--- START Available data ---
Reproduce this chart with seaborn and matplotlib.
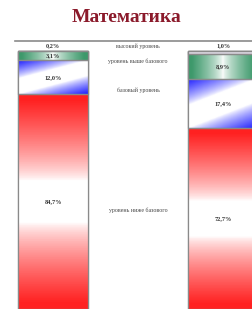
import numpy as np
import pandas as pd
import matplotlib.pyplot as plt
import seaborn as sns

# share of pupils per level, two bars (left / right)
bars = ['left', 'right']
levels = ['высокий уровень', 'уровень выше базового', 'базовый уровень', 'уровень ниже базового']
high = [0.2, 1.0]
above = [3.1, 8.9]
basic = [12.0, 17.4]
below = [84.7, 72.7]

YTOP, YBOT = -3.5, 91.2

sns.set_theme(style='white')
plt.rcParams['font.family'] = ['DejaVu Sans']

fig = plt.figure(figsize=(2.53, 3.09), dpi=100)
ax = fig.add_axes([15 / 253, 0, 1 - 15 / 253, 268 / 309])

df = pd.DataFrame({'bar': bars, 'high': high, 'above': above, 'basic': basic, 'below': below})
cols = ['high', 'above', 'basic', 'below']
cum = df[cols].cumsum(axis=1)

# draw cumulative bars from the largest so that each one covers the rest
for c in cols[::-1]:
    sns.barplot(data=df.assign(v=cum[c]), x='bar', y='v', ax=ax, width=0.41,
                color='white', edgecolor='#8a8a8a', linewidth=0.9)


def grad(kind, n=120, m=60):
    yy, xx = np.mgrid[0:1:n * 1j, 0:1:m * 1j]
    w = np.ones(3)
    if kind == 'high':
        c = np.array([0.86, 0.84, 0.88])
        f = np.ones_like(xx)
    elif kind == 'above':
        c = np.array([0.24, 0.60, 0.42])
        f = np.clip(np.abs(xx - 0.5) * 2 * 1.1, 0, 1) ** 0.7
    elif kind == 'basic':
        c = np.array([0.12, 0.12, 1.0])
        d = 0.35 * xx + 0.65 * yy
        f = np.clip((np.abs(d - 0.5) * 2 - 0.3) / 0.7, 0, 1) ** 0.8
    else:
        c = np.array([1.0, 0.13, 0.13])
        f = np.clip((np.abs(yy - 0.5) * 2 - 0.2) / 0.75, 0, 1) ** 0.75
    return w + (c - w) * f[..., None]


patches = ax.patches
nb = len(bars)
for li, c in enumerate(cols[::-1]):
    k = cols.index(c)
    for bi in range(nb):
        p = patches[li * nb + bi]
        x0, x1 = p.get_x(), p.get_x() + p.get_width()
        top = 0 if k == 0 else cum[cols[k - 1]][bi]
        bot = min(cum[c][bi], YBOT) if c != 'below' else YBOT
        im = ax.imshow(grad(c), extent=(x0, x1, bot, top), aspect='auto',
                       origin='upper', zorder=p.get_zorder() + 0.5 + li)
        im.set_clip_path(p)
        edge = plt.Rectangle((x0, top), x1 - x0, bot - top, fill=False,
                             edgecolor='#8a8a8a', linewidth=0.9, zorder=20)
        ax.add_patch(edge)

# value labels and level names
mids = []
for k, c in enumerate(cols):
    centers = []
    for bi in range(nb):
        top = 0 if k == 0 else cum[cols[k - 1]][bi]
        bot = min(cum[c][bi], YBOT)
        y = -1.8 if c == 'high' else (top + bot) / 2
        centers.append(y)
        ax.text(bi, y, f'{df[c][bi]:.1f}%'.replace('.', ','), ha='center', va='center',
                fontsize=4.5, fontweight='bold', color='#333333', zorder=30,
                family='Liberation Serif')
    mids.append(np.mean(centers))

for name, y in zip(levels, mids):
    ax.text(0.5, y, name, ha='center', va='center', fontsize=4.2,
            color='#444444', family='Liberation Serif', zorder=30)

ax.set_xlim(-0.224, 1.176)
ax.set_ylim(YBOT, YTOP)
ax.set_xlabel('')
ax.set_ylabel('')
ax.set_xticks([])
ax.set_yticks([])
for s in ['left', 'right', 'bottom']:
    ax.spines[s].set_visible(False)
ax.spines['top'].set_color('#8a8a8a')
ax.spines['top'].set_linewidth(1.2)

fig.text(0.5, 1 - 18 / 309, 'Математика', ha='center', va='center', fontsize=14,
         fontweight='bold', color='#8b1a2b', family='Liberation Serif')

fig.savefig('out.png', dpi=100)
--- END Available data ---
→ Required work
Pictures stay out. Print the data exactly, from its first line through the line containing "color='white', edgecolor='#8a8a8a', linewidth=0.9)".

→ Output of the exercise
Reproduce this chart with seaborn and matplotlib.
import numpy as np
import pandas as pd
import matplotlib.pyplot as plt
import seaborn as sns

# share of pupils per level, two bars (left / right)
bars = ['left', 'right']
levels = ['высокий уровень', 'уровень выше базового', 'базовый уровень', 'уровень ниже базового']
high = [0.2, 1.0]
above = [3.1, 8.9]
basic = [12.0, 17.4]
below = [84.7, 72.7]

YTOP, YBOT = -3.5, 91.2

sns.set_theme(style='white')
plt.rcParams['font.family'] = ['DejaVu Sans']

fig = plt.figure(figsize=(2.53, 3.09), dpi=100)
ax = fig.add_axes([15 / 253, 0, 1 - 15 / 253, 268 / 309])

df = pd.DataFrame({'bar': bars, 'high': high, 'above': above, 'basic': basic, 'below': below})
cols = ['high', 'above', 'basic', 'below']
cum = df[cols].cumsum(axis=1)

# draw cumulative bars from the largest so that each one covers the rest
for c in cols[::-1]:
    sns.barplot(data=df.assign(v=cum[c]), x='bar', y='v', ax=ax, width=0.41,
                color='white', edgecolor='#8a8a8a', linewidth=0.9)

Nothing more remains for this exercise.